The second is to look at the total compensation package, rather than just looking at salary and bonus. Consider health care, leave, on-site child care, etc.
When asked if he has any tips for what candidates can do to prepare for an interview, Gehring said to be prepared. Look at the organization’s career website, research the culture. Also, consider bringing a portfolio. Even those that are not designers could potentially utilize this tool to help showcase previous work.
When asked if he has any tips for organizations to find the best employees, Gehring said to focus on the job descriptions. They are often very dry and actually disconnected from the reality of the position. Look at things like the wording and potential gender bias. This can lead to better candidates.

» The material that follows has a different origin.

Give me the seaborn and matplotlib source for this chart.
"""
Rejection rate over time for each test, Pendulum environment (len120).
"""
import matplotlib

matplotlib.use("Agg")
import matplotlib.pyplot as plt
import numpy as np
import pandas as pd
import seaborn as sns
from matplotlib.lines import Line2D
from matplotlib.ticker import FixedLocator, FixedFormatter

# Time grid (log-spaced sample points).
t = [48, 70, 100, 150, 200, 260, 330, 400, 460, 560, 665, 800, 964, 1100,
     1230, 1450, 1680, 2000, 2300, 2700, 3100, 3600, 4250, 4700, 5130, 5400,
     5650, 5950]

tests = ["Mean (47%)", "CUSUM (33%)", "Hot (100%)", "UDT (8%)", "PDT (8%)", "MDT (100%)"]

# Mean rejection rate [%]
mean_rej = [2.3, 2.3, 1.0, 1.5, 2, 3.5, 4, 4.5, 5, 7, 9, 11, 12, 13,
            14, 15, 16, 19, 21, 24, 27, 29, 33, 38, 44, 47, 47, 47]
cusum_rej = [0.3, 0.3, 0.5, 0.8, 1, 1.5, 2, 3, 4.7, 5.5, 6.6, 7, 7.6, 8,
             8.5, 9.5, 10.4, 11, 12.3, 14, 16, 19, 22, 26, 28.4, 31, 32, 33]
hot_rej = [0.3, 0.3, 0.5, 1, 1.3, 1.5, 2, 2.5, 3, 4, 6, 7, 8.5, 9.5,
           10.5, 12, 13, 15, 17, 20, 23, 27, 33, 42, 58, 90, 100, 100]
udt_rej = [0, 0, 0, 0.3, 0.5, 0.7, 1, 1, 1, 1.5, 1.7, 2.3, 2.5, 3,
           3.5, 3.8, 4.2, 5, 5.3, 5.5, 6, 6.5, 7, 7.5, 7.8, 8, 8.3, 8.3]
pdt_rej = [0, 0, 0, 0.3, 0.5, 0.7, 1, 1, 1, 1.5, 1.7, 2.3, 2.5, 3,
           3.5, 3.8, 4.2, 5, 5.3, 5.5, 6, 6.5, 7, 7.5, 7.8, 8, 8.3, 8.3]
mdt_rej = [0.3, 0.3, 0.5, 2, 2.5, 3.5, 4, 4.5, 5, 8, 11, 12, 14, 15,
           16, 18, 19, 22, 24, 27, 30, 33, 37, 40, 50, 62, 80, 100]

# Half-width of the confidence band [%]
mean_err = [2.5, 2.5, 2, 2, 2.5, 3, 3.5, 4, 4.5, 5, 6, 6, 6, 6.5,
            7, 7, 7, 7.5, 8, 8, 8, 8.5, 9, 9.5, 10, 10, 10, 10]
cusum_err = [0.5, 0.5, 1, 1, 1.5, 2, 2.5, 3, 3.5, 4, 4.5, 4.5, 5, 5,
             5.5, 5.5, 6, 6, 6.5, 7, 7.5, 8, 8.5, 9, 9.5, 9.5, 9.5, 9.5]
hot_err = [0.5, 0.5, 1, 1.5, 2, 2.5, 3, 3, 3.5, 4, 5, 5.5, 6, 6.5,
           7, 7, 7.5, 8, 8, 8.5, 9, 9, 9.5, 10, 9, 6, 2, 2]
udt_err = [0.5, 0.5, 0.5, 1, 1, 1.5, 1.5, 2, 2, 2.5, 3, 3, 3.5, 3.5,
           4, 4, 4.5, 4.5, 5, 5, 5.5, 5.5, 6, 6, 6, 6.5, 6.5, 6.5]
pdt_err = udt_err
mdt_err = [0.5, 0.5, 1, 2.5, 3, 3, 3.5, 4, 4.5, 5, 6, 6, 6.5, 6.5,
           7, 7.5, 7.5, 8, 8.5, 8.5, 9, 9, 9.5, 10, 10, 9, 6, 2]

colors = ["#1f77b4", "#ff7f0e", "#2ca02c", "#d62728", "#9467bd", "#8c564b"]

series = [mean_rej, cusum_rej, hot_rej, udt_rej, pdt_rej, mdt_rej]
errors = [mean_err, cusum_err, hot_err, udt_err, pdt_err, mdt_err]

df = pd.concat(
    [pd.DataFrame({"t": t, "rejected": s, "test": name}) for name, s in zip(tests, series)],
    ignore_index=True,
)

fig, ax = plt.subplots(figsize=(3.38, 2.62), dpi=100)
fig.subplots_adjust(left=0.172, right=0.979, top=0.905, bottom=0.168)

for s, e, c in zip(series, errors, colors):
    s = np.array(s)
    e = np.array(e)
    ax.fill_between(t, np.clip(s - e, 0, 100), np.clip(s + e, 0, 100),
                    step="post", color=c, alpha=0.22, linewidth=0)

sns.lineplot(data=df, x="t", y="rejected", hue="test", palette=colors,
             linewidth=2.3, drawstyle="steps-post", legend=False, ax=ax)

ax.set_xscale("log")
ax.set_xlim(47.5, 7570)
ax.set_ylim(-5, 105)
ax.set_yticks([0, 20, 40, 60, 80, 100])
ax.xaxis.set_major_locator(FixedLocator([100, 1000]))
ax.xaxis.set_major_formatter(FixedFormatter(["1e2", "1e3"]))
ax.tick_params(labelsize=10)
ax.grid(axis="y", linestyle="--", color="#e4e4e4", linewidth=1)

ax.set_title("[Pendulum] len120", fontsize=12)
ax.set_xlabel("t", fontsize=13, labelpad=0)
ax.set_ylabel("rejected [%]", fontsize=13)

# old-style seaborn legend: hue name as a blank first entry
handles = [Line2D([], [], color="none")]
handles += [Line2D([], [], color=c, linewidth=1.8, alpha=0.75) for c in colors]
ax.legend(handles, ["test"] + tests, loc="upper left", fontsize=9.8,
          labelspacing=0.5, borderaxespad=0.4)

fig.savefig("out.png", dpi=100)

Also, look at selection assessment approach. The number of interviews can be overwhelming. Research has shown that after 4 or 5 interviews there is not much new learned. Additionally, ensure that all interviewers are trained in effective techniques.
What does Gehring see as the future of TA? The emphasis will be on a candidate perspective – more consumerism and transparency. This will be driven by data and personalized recruiting. He expects to take massive leaps forward in this area in the next few years.
From an organizational perspective recruiting will become even more strategic to business leaders. They need to be more agile with better abilities to anticipate the ebb and flow of businesses.